How To: Arrange and Conduct a Job Shadow

By Kathryn Knight Randolph

May 27, 2014

Lacking summer plans? These days, you can’t afford to leave your resume blank for a few months. Outside of classes, you need to demonstrate to either colleges or future employers that you’re motivated, hard-working and dedicated to pursuing your desired major or career.

With that, it’s important that you explore some job shadow options for the summer. Job shadowing enables you to follow a professional in your industry in order to get a better understanding of not only the bigger picture of that particular career but the daily undertakings as well. A job shadow can last as long as the summer or as little as one day. And sometimes, you’ll just have to settle for an interview — a chance to ask someone in your desired field questions about their education, career path and current job responsibilities.

But first, you have to land that job shadow.
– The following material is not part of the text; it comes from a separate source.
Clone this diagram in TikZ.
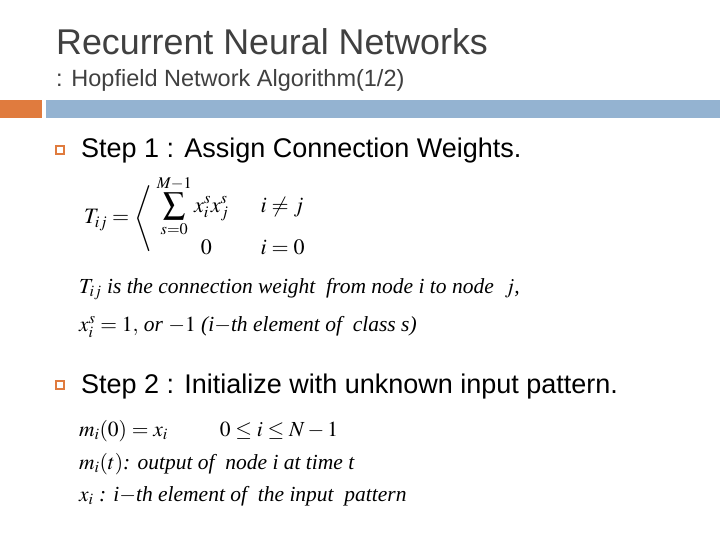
\documentclass[tikz,border=0pt]{standalone}
\usepackage{mathptmx}
\usepackage{amsmath}
\usepackage[no-math]{fontspec}
\setmainfont{Liberation Sans}
\newfontfamily\tms{Liberation Serif}
\definecolor{orng}{HTML}{E07B3E}
\definecolor{blu}{HTML}{94B3D1}
\definecolor{ttl}{HTML}{404040}
\begin{document}
\begin{tikzpicture}[x=1pt,y=-1pt,
  bul/.style={draw=orng,line width=1.2pt,minimum size=8pt,inner sep=0pt},
  stp/.style={anchor=base west,font=\fontsize{27}{29}\selectfont,inner sep=0pt},
  mth/.style={anchor=base west,font=\fontsize{21.5}{23}\selectfont\tms,inner sep=0pt}]
\useasboundingbox (0,0) rectangle (720,540);
\fill[white] (0,0) rectangle (720,540);
\node[anchor=base west,inner sep=0pt,text=ttl,font=\fontsize{35.8}{38}\selectfont] (title) at (56,55) {Recurrent Neural Networks};
\node[anchor=base west,inner sep=0pt,text=ttl,font=\fontsize{23.5}{25}\selectfont] (sub) at (56,87) {: Hopfield Network Algorithm(1/2)};
\fill[orng] (0,100) rectangle (42,118);
\fill[blu] (46,100) rectangle (720,118);
\node[bul] (b1) at (60,150) {};
\node[stp] (s1) at (81,158) {Step 1 : Assign Connection Weights.};
\node[mth,font=\fontsize{22}{24}\selectfont] (eq1) at (84,224) {$T_{ij}=\left\langle\begin{array}{ll}\displaystyle\sum_{s=0}^{M-1} x_i^s x_j^s & \quad i\neq j\\[4pt] \qquad 0 & \quad i=0\end{array}\right.$};
\node[mth] (l1) at (79,293) {$T_{ij}$ \itshape is the connection weight\enspace from node i to node\enspace $j$,};
\node[mth] (l2) at (79,331) {$x_i^s=1,$ \itshape or\ $-1$ (i$-$th element of\enspace class\ s)};
\node[bul] (b2) at (60,385) {};
\node[stp] (s2) at (81,393) {Step 2 : Initialize with unknown input pattern.};
\node[mth] (m1) at (79,436) {$m_i(0)=x_i$\hspace{52pt}$0\le i\le N-1$};
\node[mth] (m2) at (79,469) {$m_i(t)$\itshape: output of\enspace node i at time t};
\node[mth] (m3) at (79,501) {$x_i$\itshape\ : i$-$th element of\enspace the input\enspace pattern};
\end{tikzpicture}
\end{document}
Here’s how:

1. Research companies. Whether you’ve been dead set on a career since you were five years old or you’re trying to decide between 10 different fields, you should begin by researching careers that interest you. Next, look for companies in your area that have these opportunities.

2. Contact the company about job shadowing. Start with companies that you know of, specifically those at which you know someone personally. Reach out to those individuals first and ask about job shadowing opportunities. If you don’t know anyone at the company, don’t be afraid to call or email someone in the Human Resources department. Finally, if you can’t reach someone in HR, contact someone directly in the department with which you’re interested.
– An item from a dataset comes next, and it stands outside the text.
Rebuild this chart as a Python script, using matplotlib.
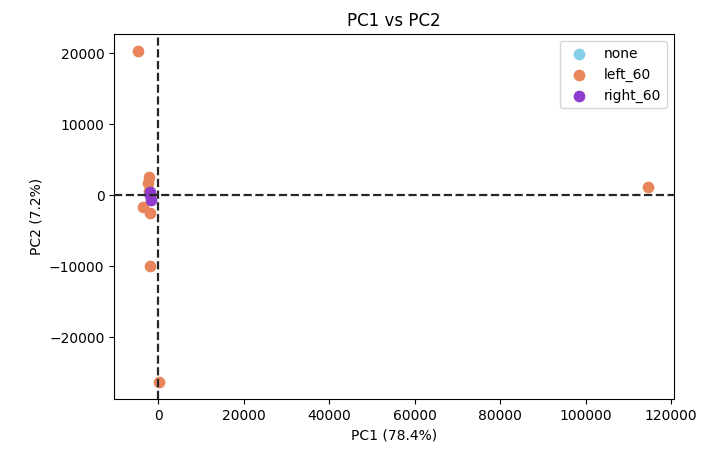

3. Know what to ask. Explain that you’re a student interested in that particular career or field and would love to spend some time following someone in the company for a period of time – whatever works for the company.

4. Talk logistics. Once you get the go ahead, discuss when and for how long you can job shadow. In some instances, the company will let you visit throughout the summer. However, don’t be discouraged if all you can squeeze in is an interview. Any face time is time well spent.

Once you’ve established a date, it’s time to prepare for your actual job shadowing experience.

1. Research even further. Your initial search may have been enough to get your foot into the door, but you need to know more about the company and their role in the industry to last a full day on the job. Doing your research beforehand will give you context for conversations, processes and meetings you see, experience and attend throughout the day. This follow-up research is crucial.

2. Show up on time, and keep your appointment. A job shadow is a lot looser than a part-time job or internship. With that, you may feel that it’s ok to blow off your appointment for a day at the pool instead. Showing up late or having to reschedule won’t look good, and these impressions matters. This company cannot only serve as a reference for you down the line, but they may also offer you a job or internship in the near future.

3. Dress professionally. Guys, if you don’t own a suit, a button up shirt with a tie will work just fine. Ladies, dress modestly and avoid lots of flashy, bulky jewelry.

4. Speak up and ask questions. The day of, don’t act like a legitimate shadow – without word or thought. Soak up meetings in silence, but when you have one-on-one time with the professional you’re shadowing, ask questions and use this time to talk about your academic and career paths.

5. Say thank you. Follow up the day with a thank you note or email to the person you shadowed as well as the individual or department that got you in the door. It’s important to not only make a great first impression but to leave a lasting impression as well.

Admissions committees and future employers will love seeing job shadow experiences on your resume. Plus, it provides you with invaluable work experience that doesn’t typically require you to spend every day of your summer break on the job. It’s not too late to find a job shadow opportunity – start your research now!